• **Stated goal**
Print the lines of the listing below verbatim from its first line through the line bearing "saturation=1, ax=ax, zorder=3, linewidth=0)". Any pictures are to be omitted.

• **Available data**
· · · · · · ·

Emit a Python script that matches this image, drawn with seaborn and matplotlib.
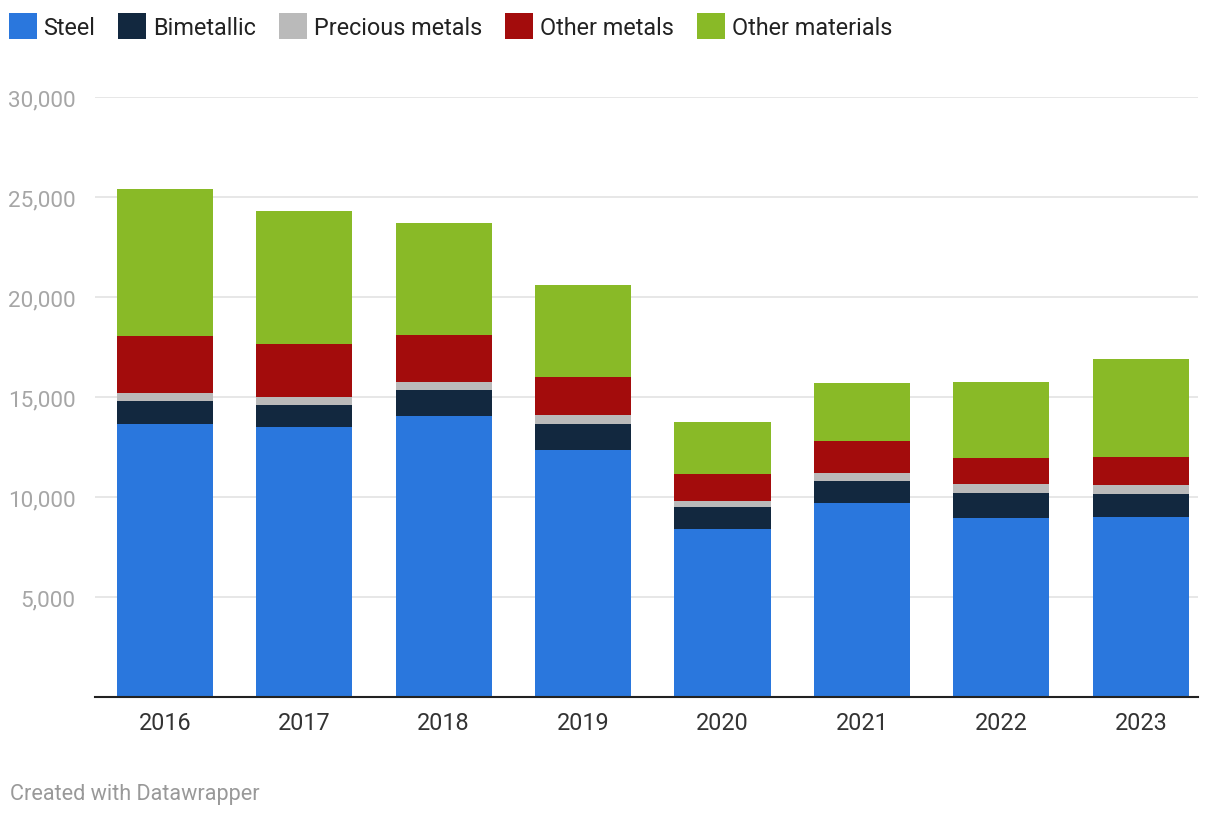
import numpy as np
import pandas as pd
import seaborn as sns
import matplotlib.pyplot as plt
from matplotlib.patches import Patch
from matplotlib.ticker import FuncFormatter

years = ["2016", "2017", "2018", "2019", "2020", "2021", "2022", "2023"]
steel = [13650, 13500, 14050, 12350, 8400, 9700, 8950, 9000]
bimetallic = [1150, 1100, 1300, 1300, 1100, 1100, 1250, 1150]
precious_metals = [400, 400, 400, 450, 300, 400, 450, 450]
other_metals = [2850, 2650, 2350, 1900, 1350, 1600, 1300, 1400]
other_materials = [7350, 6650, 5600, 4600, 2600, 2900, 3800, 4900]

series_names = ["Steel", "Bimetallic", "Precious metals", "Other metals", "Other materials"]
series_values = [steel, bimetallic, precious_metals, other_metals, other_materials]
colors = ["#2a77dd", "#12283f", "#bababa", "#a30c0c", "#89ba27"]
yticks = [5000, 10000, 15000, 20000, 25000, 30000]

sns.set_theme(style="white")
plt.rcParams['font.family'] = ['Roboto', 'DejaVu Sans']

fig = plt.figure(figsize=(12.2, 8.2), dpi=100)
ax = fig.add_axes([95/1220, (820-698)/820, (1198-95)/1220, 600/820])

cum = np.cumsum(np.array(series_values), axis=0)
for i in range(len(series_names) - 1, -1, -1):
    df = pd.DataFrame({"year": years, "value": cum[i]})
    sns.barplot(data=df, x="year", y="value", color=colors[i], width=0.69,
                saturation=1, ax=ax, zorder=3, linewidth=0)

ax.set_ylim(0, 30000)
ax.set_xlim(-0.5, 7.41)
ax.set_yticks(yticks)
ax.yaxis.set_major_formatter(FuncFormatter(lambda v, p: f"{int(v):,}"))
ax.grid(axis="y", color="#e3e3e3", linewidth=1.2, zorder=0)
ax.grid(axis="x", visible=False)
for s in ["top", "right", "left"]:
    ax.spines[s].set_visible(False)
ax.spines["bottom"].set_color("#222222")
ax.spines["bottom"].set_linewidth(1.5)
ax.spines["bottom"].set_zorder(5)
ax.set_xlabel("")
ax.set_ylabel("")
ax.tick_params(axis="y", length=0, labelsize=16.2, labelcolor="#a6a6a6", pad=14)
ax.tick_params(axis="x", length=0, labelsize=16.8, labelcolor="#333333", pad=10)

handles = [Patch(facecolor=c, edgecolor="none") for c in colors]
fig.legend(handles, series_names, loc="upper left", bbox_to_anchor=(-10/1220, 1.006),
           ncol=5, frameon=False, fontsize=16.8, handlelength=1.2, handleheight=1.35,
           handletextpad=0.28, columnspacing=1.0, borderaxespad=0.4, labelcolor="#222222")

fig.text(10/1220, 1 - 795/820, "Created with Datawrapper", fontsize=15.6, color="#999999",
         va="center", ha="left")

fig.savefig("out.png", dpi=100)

· · · · · · ·

• **Task solution**
Emit a Python script that matches this image, drawn with seaborn and matplotlib.
import numpy as np
import pandas as pd
import seaborn as sns
import matplotlib.pyplot as plt
from matplotlib.patches import Patch
from matplotlib.ticker import FuncFormatter

years = ["2016", "2017", "2018", "2019", "2020", "2021", "2022", "2023"]
steel = [13650, 13500, 14050, 12350, 8400, 9700, 8950, 9000]
bimetallic = [1150, 1100, 1300, 1300, 1100, 1100, 1250, 1150]
precious_metals = [400, 400, 400, 450, 300, 400, 450, 450]
other_metals = [2850, 2650, 2350, 1900, 1350, 1600, 1300, 1400]
other_materials = [7350, 6650, 5600, 4600, 2600, 2900, 3800, 4900]

series_names = ["Steel", "Bimetallic", "Precious metals", "Other metals", "Other materials"]
series_values = [steel, bimetallic, precious_metals, other_metals, other_materials]
colors = ["#2a77dd", "#12283f", "#bababa", "#a30c0c", "#89ba27"]
yticks = [5000, 10000, 15000, 20000, 25000, 30000]

sns.set_theme(style="white")
plt.rcParams['font.family'] = ['Roboto', 'DejaVu Sans']

fig = plt.figure(figsize=(12.2, 8.2), dpi=100)
ax = fig.add_axes([95/1220, (820-698)/820, (1198-95)/1220, 600/820])

cum = np.cumsum(np.array(series_values), axis=0)
for i in range(len(series_names) - 1, -1, -1):
    df = pd.DataFrame({"year": years, "value": cum[i]})
    sns.barplot(data=df, x="year", y="value", color=colors[i], width=0.69,
                saturation=1, ax=ax, zorder=3, linewidth=0)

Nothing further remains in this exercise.